Some people just prefer to have their license plates to be taken out or blurred.  We have a lot of car thieves in this area, and if the can grab a hold of your vin # or tags, it's a done deal.

Not that they can't see it out in person, but it's just a nice way to make the owner feel that he has some protection if his car is out there on the internet.

For instance, my brother use to own a very fast civic, and was paranoid about it being stolen, he always told me, "It's not will it get stolen, It's when will it be stolen."

So whenever people wanted pictures, he would remove tags etc.

Like I said above, I guess it doesn't really matter if they can see it, but its just a nice way, respective I suppose?


----------



## TamiyaGuy (Apr 5, 2008)

You can just do it in Paint. Simply open the pic, select the Colour Match tool, and paint over the plate.
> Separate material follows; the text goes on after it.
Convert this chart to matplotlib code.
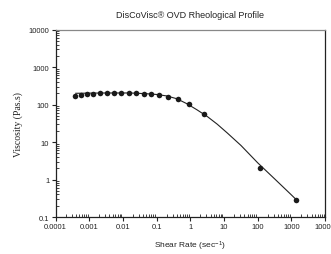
import matplotlib
matplotlib.use("Agg")
import matplotlib.pyplot as plt
from matplotlib.ticker import FixedLocator, LogLocator, NullFormatter

plt.rcParams['font.family'] = ['Liberation Sans', 'DejaVu Sans']
plt.rcParams['mathtext.default'] = 'regular'

# measured points (shear rate 1/s, viscosity Pa.s)
shear_rate = [3.8e-4, 5.6e-4, 8.5e-4, 1.33e-3, 2.1e-3, 3.3e-3, 5.3e-3, 8.9e-3,
              0.0147, 0.025, 0.041, 0.068, 0.12, 0.22, 0.42, 0.89, 2.6, 115, 1350]
viscosity = [168, 177, 186, 195, 201, 207, 207, 207, 207, 203, 195, 188, 177,
             162, 137, 103, 57, 2.0, 0.29]

# fitted curve
fit_rate = [4.0e-4, 3.2e-3, 0.016, 0.05, 0.1, 0.2, 0.4, 0.8, 1.6, 3.2, 6.3,
            12.6, 32, 100, 316, 1000, 1350]
fit_visc = [200, 204, 204, 195, 186, 170, 143, 105, 72, 48, 30, 17.4, 8.1,
            2.8, 1.05, 0.39, 0.30]

x_ticks = [1e-4, 1e-3, 1e-2, 1e-1, 1, 10, 100, 1000, 10000]
x_labels = ['0.0001', '0.001', '0.01', '0.1', '1', '10', '100', '1000', '10000']
y_ticks = [0.1, 1, 10, 100, 1000, 10000]
y_labels = ['0.1', '1', '10', '100', '1000', '10000']

fig = plt.figure(figsize=(3.31, 2.55), dpi=100)
ax = fig.add_axes([0.1677, 0.145, 0.8143, 0.735])

ax.plot(fit_rate, fit_visc, color='#222222', lw=0.8, zorder=2)
ax.plot(shear_rate, viscosity, 'o', color='#1a1a1a', ms=4, mew=0, zorder=3)

ax.set_xscale('log')
ax.set_yscale('log')
ax.set_xlim(1e-4, 1e4)
ax.set_ylim(0.1, 1e4)

ax.xaxis.set_major_locator(FixedLocator(x_ticks))
ax.set_xticklabels(x_labels)
ax.yaxis.set_major_locator(FixedLocator(y_ticks))
ax.set_yticklabels(y_labels)
ax.xaxis.set_minor_locator(LogLocator(base=10, subs=range(2, 10), numticks=20))
ax.yaxis.set_minor_locator(LogLocator(base=10, subs=range(2, 10), numticks=20))
ax.xaxis.set_minor_formatter(NullFormatter())
ax.yaxis.set_minor_formatter(NullFormatter())

ax.tick_params(which='major', direction='out', length=3, width=0.8,
               labelsize=5.5, pad=1.5, colors='#222222')
ax.tick_params(which='minor', direction='in', length=2, width=0.6,
               colors='#222222')
ax.tick_params(top=False, right=False, which='both')

for s in ax.spines.values():
    s.set_linewidth(0.9)
    s.set_color('#222222')
ax.spines['top'].set_color('#888888')

ax.set_title('DisCoVisc® OVD Rheological Profile', fontsize=6.5, pad=9,
             color='#222222')
ax.set_xlabel('Shear Rate (sec$^{-1}$)', fontsize=6, labelpad=6,
              color='#222222')
ax.set_ylabel('Viscosity (Pas.s)', fontsize=7, labelpad=4,
              family=['Liberation Serif'], color='#222222')

fig.savefig('out.png', dpi=100)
Then save it as a JPG (or BMP then convert to JPG for better quality) and you'll be ready to go.


----------



## Alex_B (Apr 5, 2008)

It is even better if you remove the characters and just place random characters instead. That'll be confusing. Quite and easy job after some playing around with photoshop or gimp I guess.


----------



## Sw1tchFX (Apr 6, 2008)

HailttRedskins said:


> Alright thanks, and I take it the KAC was the tags?
> 
> How did you get them, some kind of effect?


It's the license plate number. It's pretty visible.


----------



## JerryPH (Apr 6, 2008)

patrickt said:


> Just curious but why do you need to?


 
There are often legality issues. 

That and many people do not post plate numbers on the net becuase it makes finding specific cars for theives a LOT easiser with a known plate number. When needed, I do the same, but I do not care how it looks, they are just hidden and if it looks a little blotchy, I do not care.  Plates are usually a VERY small aspect of a car pic.


----------



## TCimages (Apr 6, 2008)

Why not make a selection around the numbers and apply gaussion blur.


----------



## Battou (Apr 6, 2008)

The question is, What do you have, just about anything can do it in some way shape or form. If we knew what you have, some one with the same program can show you exactly how to do it.


----------



## ChickenFriedRyce (Apr 6, 2008)

In Photoshop, can't you use the Dodge tool, set it to 100% and go over it until it's all clear?


----------



## HailttRedskins (Apr 7, 2008)

Battou said:


> The question is, What do you have, just about anything can do it in some way shape or form. If we knew what you have, some one with the same program can show you exactly how to do it.



Sorry I guess that would have helped 

I have Adobe Photoshop CS3


----------



## Battou (Apr 7, 2008)

HailttRedskins said:


> Sorry I guess that would have helped
> 
> I have Adobe Photoshop CS3




I have MS photodraw, I would be of little help


----------



## DaemonLee (Apr 7, 2008)

If the State that your in, has white plates, I'd end up using a section from Cloning and carrying it over where the letters/numbers were.


----------



## GwagDesigns (Apr 7, 2008)

I usually just cut and past and scramble the plates into a new number. That way it doesn't look like its been edited, but still keeps the real number from being seen.


----------